Desde hace unos días el mundo real empieza a verse en letras, como testigo de un cambio imparable que está por venir. Todos los que alguna vez hemos escrito ficción sentimos inevitablemente una sensación de triunfo, ingravidez y desazón cuando damos por terminada la historia de turno. La euforia es la primera en marcharse, para ir dejando, como el café que se posa, un regusto amargo. Tras la corrección, la recorrección y mil y una lecturas, el que les habla termina pensado lo siguiente: “Es lo mejor que he escrito, no creo que pueda repetirlo”. Desde luego no es un pasamiento motivador, porque ni la obra concluida es tan buena, ni la venidera será tan mala. Es más, para quienes nos hallamos en un permanente proceso de aprendizaje, lo más seguro es que sea mejor según se avance.
Así y todo, cuando va pasando el tiempo y no se tienen ideas nuevas, se tiende a considerar que las anteriores fueron desperdiciadas. Algo así como: “Si lo pudiera escribir ahora, le sacaría mucho más jugo”. Pero yo, personalmente, no me veo con fuerzas de retomar ningún relato pasado, menos aún de destriparlo y recomponerlo. Eso sería un monstruo literario. Y los monstruos literarios nunca vienen solos, qué va; les encanta ir de la manita, por si se pierden. Y a mí se me echa encima el fantasma del fracaso, ese mismo que me ha impedido presentarme a concurso alguno. No porque me crea malo, sino por miedo a ser peor de lo que creo. Por miedo a saber con certeza que todo el trabajo sólo vale en cuanto a los buenos ratos que he pasado escribiendo. Pero que nunca llegará más allá. No es tampoco afán de posteridad, eso es pretencioso e idiota. Es más una cuestión de someter tu identidad, tu oficio y tu talento a la posibilidad de su inexistencia. La negación de la escritura me dejaría sin saber quién he sido, quién soy y sin ganas de saber quién seré.

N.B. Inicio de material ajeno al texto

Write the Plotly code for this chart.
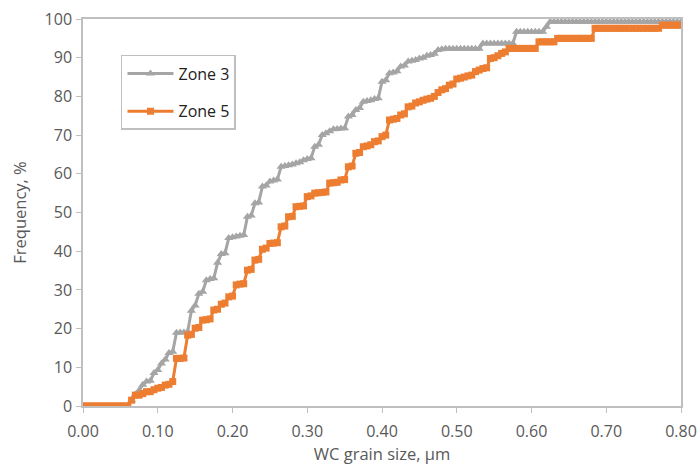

No obstante, hay un momento, que es el actual, en el que no había pensado hasta ahora. Siempre me quedaba reflexionando sobre el posterior a la ficción. Nunca sobre el previo. Y es que la literatura, como cualquier arte pasional, es como el sexo; nadie se pararía a divagar antes. No se tiene la mente clara, esa es la razón. Pues bien, para variar, tenía ganas de dejar por escrito este antes de sinrazón, de expectativas, de calentón y de sueños. Porque luego llegará el después, con sus consabidos monstruos hermanados. Y después del después llegará otro más y luego otro antes del siguiente antes. Así, una vez más, perderán sentido todas las palabras que una vez utilicé para inventarme un mundo entero y a sus habitantes que no existen. Una vez más dejaré de ser Dios para convertirme en mortal, en un mortal con miedo a ser mediocre, vulgar y negligente. Es duro el despido divino.
Pero todo eso hoy no importa, porque lo he vuelto a sentir. Tengo la idea en la punta de los dedos y esto es sólo un calentamiento. No puedo pensar en lo que pasará después, en sí servirá para algo o en si será una buena novela. ¿Qué más da? De momento empieza a ser inevitable, casi incontenible. Será mejor disfrutarlo. La historia que barajo será sombría, como la última. Volveré a teclear al ritmo de algún que otro tango de Gardel. Retiraré el reloj de mi muñeca para que no me afecte el tiempo de los mortales y prepararé café. Buscaré alguna bombilla tenue, que no dé más luz que la que ilumina mis manos. Las mismas manos que me parecerán autónomas, las mismas que miraré desde un lugar mágico que no existe aunque lo haga existir. Las miraré sin reconocerlas siquiera y, al final, las miraré esperando que no se vuelvan contra mí.